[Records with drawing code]
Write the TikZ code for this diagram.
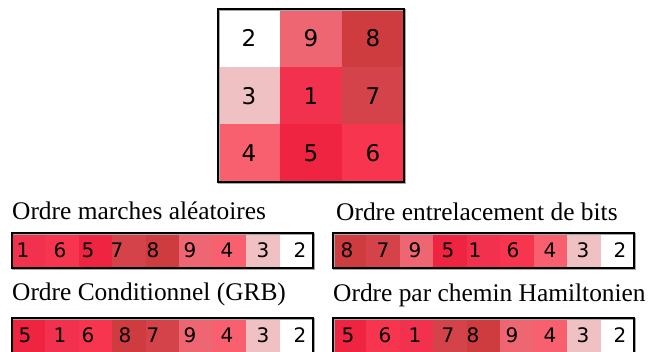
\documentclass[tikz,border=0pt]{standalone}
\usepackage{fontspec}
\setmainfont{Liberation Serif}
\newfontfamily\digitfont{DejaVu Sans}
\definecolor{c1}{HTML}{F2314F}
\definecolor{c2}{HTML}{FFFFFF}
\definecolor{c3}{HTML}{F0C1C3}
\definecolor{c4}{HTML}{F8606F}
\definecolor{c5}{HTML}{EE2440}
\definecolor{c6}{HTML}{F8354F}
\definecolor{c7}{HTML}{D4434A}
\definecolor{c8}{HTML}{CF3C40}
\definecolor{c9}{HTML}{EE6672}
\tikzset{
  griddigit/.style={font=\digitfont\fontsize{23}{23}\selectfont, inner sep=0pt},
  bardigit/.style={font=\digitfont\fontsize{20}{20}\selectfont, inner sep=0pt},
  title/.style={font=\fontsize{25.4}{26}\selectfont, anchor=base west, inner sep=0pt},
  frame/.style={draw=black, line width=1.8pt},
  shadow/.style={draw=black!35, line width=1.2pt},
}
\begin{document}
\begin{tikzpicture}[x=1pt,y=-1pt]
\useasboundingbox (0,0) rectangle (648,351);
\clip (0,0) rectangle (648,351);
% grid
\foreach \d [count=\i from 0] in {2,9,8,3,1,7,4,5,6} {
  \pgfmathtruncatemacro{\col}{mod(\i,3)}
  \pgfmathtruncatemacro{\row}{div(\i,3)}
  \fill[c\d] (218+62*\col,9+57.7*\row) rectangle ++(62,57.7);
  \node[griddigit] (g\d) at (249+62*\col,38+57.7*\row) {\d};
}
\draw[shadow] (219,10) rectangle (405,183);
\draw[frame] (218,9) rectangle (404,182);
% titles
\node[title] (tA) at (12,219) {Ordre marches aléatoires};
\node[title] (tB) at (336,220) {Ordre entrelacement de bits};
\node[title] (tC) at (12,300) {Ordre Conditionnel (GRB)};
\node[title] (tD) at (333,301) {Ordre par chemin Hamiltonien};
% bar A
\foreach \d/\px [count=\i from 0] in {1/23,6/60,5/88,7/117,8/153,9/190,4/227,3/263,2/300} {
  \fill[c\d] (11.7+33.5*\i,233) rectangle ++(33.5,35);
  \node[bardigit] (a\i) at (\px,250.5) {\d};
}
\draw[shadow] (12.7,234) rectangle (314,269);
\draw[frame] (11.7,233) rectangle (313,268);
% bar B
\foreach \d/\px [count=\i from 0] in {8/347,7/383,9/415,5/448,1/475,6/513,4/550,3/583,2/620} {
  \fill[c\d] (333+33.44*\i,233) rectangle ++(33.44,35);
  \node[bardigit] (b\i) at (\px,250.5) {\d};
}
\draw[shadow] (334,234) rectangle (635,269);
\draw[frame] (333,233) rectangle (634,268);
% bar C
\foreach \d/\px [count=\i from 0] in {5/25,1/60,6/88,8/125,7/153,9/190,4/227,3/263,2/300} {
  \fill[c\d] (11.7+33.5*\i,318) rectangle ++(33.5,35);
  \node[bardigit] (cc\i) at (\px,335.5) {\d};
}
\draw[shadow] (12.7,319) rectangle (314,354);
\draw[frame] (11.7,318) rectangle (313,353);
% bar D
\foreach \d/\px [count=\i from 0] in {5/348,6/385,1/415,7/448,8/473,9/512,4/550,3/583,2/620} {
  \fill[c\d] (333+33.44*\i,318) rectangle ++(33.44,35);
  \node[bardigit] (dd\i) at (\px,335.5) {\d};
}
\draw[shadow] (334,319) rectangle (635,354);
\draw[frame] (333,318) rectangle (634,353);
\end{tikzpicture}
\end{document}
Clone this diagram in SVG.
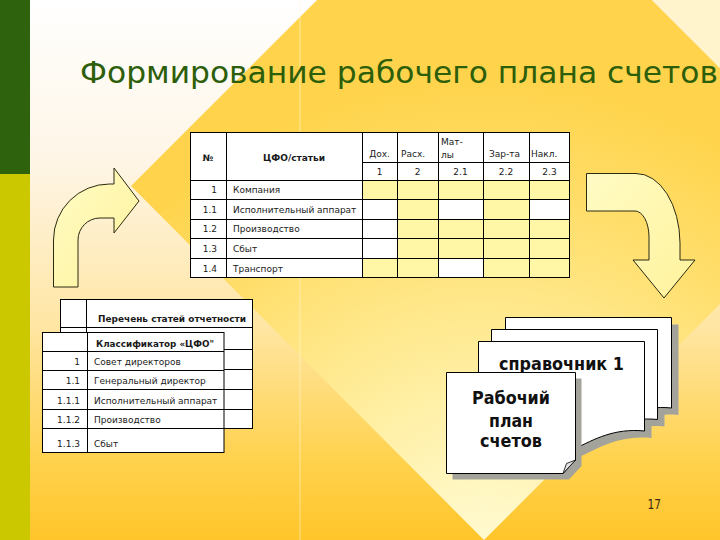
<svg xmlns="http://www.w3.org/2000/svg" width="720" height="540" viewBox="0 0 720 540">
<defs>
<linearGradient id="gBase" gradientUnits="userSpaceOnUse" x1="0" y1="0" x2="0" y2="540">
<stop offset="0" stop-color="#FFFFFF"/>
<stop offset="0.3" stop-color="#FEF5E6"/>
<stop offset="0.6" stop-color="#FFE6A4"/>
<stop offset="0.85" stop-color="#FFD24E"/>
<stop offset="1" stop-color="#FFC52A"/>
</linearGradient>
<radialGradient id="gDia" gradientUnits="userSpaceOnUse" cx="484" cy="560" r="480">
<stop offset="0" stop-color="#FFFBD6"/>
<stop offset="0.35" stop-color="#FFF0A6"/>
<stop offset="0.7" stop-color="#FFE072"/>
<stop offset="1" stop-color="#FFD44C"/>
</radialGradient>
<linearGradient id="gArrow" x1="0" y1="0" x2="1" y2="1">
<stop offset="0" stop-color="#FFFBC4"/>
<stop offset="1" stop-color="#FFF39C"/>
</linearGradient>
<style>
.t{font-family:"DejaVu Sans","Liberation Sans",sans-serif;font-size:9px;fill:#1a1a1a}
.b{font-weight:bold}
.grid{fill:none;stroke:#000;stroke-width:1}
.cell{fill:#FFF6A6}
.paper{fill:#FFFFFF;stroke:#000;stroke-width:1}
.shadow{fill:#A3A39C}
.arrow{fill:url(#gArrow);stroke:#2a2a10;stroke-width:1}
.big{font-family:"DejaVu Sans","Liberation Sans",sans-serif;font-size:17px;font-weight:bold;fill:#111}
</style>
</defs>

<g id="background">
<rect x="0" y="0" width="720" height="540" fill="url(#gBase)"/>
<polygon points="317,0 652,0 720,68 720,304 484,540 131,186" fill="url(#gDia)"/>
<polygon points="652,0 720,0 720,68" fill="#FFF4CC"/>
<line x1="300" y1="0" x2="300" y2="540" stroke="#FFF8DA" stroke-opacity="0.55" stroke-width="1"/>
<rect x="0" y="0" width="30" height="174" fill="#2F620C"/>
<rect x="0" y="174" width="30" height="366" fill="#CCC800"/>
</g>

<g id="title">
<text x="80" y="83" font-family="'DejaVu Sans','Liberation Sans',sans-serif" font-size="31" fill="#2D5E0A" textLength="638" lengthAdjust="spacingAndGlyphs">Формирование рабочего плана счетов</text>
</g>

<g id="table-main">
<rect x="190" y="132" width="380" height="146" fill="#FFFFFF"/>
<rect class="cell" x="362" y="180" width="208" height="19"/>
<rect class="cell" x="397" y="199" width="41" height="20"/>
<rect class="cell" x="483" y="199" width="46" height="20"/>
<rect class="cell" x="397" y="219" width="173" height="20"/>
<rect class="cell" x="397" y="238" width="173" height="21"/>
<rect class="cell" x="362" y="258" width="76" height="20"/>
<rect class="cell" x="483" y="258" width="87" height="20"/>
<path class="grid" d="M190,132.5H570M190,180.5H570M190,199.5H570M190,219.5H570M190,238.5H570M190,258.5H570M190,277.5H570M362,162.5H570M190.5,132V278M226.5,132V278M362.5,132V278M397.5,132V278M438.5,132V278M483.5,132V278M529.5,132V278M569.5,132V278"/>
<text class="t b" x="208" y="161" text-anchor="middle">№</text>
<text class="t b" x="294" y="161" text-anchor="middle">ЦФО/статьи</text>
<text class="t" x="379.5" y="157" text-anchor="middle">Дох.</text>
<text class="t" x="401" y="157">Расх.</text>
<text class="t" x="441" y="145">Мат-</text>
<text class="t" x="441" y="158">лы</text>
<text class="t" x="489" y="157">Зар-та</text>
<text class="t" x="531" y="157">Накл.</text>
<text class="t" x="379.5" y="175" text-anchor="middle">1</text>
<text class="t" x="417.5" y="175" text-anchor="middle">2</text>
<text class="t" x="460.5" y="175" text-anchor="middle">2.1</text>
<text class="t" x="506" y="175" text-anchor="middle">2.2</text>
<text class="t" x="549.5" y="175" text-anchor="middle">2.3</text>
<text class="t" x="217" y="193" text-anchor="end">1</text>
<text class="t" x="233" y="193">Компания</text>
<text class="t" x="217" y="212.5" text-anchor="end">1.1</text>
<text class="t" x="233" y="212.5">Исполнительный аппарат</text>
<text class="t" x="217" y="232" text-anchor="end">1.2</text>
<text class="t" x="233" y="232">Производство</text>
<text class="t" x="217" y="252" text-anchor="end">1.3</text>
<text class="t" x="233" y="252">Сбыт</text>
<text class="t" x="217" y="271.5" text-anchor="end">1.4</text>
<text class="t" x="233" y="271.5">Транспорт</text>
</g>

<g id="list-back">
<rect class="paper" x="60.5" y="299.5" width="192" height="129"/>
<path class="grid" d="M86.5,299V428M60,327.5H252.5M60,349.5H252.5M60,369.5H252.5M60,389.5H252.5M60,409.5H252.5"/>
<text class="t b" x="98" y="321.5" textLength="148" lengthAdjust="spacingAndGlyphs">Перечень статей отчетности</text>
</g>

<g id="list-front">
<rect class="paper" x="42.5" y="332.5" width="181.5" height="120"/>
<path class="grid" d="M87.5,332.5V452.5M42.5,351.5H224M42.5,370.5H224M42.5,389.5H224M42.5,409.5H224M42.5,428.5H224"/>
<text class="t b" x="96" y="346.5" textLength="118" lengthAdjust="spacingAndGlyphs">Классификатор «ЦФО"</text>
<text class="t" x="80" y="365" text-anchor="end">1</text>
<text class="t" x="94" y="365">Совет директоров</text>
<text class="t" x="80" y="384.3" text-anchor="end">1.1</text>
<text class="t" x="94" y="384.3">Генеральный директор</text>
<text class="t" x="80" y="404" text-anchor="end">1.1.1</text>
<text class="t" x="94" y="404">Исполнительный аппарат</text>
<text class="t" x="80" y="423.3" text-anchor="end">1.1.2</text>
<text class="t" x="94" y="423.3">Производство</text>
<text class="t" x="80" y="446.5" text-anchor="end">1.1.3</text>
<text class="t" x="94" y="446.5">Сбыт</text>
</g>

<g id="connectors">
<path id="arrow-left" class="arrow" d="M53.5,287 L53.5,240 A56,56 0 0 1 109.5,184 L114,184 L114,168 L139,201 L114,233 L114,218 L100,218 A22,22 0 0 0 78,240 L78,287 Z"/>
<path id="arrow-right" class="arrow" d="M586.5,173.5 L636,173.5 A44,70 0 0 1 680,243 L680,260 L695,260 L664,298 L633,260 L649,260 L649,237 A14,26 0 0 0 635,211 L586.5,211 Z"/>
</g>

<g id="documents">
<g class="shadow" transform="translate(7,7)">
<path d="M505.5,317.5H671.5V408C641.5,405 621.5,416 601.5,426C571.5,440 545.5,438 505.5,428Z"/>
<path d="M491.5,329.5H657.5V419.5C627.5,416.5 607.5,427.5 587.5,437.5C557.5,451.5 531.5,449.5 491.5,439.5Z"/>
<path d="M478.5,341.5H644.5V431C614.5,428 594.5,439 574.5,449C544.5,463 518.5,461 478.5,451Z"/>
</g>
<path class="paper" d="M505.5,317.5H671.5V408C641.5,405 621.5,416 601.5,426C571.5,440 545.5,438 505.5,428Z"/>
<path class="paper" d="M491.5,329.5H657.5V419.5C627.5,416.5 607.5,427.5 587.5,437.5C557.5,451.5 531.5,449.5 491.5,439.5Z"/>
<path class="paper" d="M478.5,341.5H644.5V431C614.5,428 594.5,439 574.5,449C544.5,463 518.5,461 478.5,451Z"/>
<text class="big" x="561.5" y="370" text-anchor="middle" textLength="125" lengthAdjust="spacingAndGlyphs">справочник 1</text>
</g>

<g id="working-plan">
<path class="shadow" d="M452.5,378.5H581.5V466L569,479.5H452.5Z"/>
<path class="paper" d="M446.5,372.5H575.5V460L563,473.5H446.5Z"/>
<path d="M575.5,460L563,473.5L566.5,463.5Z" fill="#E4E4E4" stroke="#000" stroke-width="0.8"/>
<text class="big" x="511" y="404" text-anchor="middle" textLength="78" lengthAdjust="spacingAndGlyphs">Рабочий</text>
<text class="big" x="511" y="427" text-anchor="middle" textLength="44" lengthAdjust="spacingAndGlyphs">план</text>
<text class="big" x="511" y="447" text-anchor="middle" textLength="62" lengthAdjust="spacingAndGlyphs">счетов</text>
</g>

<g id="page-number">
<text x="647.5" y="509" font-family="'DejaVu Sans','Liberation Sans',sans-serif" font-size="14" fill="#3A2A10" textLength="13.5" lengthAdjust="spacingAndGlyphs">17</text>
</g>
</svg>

Problem description => Report how many lines of the listing hold the word "diagram", with nothing but the number.

Response for this exercise => 2